Quando nos confrontamos com a pista de circo, imediatamente nos posicionamos perante o perigo: entre acrobatas, trapezistas e as nossas feras… As gargalhadas e lágrimas intuídas no risco lidam com emoções extremas para podermos pressentir, antecipar e até aprender a evitar o perigo. O palhaço no Circo, pelo contrário, devolve-nos uma e outra vez à infância fantástica, circulando como soberano de um domínio protegido, no meio de tantos riscos que a vida comporta. No meio de tanta força bruta e desilusão.
E assim no espectáculo nos precavemos contra a nossa própria traição, o que acontecerá em pequenas ou em grandes doses quando soubermos que não estaremos à altura de tudo o que sonhámos e que todos nós seremos ridículos, irritantes e irrisórios, tudo ao mesmo tempo. Vigiamo-nos, então, juntos em círculos. Rimos. Rir implica ter uma grelha analítica para a vida pois inclui saber o que não é risível: a humilhação dos mais fracos, o sofrimento de quem está ao nosso lado, a indignidade colectiva subjacente ao mau uso do poder. Rir a sério é sempre da nossa seriedade e posição.
Paulo Cunha e Silva escreveu, num jornal a 23 de novembro de 2003, que sentiu “aquele fascínio pela domesticação do medo que os domadores de leões exibiam” quando viu a Tété mulher-palhaço pela primeira vez. A Tété apareceu para domesticar o medo de ser mulher. Arrisco dizer que, no Chapitô, agora mesmo se aprende a superação do medo, valentemente, todos os dias, em cada recanto. A nova possibilidade de uma Tété que se apresenta como partilha de subjectividades foi a coragem de dar visibilidade a uma alegria consciente – o acolhimento feminino de muitas maneiras de estar. A única recusa absoluta é a de que somos seres para a fatalidade e para a morte.

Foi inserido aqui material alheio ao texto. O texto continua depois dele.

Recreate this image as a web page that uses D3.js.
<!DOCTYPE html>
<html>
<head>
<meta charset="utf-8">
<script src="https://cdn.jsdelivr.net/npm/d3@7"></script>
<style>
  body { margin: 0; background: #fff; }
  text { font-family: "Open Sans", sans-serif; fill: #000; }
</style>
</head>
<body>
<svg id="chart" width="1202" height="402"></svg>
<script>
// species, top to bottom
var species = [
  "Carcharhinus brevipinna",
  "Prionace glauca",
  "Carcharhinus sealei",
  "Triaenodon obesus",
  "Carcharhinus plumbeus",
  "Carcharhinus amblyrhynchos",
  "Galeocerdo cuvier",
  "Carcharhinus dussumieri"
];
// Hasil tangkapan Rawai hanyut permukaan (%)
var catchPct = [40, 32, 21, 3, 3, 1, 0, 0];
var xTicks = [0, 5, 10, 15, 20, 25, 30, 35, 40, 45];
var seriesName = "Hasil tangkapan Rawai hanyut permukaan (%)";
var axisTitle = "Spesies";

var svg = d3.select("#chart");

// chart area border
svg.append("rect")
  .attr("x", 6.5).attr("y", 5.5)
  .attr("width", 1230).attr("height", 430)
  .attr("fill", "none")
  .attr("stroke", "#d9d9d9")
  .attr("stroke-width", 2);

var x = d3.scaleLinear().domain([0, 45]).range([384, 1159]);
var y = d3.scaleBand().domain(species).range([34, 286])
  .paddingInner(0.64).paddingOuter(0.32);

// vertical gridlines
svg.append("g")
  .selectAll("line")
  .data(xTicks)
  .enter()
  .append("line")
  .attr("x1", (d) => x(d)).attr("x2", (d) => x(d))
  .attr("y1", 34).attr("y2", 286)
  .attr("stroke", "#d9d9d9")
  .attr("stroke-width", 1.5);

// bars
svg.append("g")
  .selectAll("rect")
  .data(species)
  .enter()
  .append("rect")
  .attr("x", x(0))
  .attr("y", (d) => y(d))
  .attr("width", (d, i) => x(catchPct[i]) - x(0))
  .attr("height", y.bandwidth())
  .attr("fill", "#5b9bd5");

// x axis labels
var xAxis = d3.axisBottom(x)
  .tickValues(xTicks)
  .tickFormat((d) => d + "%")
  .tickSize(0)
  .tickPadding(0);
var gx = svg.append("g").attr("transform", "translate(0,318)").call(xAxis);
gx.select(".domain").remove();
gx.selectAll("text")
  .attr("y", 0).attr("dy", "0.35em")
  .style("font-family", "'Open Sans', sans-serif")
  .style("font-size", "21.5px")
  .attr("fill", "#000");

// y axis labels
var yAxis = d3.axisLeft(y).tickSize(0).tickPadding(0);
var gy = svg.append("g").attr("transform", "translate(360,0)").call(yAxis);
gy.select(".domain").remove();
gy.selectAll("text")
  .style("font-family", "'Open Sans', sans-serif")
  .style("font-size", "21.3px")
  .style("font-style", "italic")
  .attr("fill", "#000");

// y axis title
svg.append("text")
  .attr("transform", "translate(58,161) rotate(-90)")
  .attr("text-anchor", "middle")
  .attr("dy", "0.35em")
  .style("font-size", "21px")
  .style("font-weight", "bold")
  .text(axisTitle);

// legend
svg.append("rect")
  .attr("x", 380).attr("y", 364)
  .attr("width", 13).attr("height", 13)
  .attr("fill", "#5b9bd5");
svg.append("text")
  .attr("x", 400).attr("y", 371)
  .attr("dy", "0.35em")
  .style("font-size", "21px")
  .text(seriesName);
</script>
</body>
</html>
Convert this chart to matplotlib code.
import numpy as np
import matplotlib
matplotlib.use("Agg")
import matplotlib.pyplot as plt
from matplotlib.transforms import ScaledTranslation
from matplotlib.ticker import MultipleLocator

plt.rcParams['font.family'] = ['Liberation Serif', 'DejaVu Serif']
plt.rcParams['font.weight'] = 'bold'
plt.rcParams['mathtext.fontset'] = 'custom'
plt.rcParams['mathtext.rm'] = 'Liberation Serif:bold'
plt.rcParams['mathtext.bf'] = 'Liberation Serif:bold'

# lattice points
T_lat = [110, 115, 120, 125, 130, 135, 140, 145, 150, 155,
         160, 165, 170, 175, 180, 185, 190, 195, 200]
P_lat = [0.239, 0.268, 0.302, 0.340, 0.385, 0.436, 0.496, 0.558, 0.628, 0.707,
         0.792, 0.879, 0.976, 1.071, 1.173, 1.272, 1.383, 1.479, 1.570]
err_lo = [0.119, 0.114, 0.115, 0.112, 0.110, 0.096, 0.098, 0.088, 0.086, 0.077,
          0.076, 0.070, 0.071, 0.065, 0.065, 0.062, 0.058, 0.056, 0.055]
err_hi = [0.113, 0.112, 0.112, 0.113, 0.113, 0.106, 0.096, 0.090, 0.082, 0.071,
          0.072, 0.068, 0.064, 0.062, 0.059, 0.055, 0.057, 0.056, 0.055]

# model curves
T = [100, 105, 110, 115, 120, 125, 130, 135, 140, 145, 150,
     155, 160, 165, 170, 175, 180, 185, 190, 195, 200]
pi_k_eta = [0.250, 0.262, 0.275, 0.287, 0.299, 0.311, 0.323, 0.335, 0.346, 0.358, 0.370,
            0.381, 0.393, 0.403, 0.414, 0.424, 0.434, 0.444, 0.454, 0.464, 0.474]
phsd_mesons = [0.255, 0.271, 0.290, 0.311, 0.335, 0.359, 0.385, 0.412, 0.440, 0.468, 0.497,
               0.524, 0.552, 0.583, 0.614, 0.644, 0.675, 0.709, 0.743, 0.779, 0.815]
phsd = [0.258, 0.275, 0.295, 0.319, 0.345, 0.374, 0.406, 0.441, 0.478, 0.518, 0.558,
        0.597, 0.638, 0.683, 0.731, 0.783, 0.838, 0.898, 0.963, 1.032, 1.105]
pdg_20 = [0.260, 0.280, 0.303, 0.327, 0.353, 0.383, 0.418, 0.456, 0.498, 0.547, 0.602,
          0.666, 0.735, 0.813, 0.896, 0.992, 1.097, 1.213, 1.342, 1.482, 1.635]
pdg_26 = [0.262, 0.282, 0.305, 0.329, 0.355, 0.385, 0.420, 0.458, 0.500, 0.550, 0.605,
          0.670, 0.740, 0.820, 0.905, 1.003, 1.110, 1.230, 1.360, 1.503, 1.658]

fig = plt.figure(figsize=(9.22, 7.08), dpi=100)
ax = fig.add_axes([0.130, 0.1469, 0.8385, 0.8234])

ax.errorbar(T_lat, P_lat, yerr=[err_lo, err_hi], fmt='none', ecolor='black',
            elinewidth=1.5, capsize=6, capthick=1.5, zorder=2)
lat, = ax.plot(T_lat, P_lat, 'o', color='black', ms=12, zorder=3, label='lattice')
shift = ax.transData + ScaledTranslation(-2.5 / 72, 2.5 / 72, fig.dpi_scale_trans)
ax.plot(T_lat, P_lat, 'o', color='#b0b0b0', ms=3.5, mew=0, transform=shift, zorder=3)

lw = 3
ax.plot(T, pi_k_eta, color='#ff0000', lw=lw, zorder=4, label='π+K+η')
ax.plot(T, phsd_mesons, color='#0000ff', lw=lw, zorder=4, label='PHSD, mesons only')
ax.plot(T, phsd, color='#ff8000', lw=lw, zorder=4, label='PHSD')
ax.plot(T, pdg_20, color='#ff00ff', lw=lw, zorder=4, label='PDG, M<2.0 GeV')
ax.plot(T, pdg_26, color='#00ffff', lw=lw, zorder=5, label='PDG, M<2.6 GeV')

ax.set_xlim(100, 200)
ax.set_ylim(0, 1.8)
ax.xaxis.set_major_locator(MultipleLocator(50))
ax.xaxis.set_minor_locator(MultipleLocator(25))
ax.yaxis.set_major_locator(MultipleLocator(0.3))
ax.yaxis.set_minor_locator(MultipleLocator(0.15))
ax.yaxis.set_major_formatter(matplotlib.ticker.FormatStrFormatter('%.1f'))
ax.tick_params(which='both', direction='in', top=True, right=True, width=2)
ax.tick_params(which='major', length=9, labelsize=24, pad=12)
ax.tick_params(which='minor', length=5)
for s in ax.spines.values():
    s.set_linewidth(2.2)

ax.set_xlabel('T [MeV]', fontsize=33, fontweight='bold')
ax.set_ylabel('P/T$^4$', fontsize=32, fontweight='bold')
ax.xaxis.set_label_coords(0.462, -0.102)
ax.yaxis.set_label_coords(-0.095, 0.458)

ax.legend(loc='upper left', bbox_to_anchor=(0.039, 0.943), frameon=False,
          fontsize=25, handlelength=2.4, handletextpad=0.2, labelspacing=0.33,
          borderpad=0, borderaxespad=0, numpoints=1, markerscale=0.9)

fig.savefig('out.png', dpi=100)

A mulher-palhaço domesticou-se, à vida entre quatro paredes, à galinha Mariana, às suas tradicionais saias brancas, às ruínas da Costa do Castelo e anunciou-se para além da carícia, da ternura, dos beijos, do erotismo das mulheres. Foi mais visível na mulher-palhaço o sério poder de uma mulher se transformar numa Casa, de anunciar gargalhadas e conviver com a tragédia. Sempre com os horizontes mais vastos do que aqueles a que estamos habituados: os da história.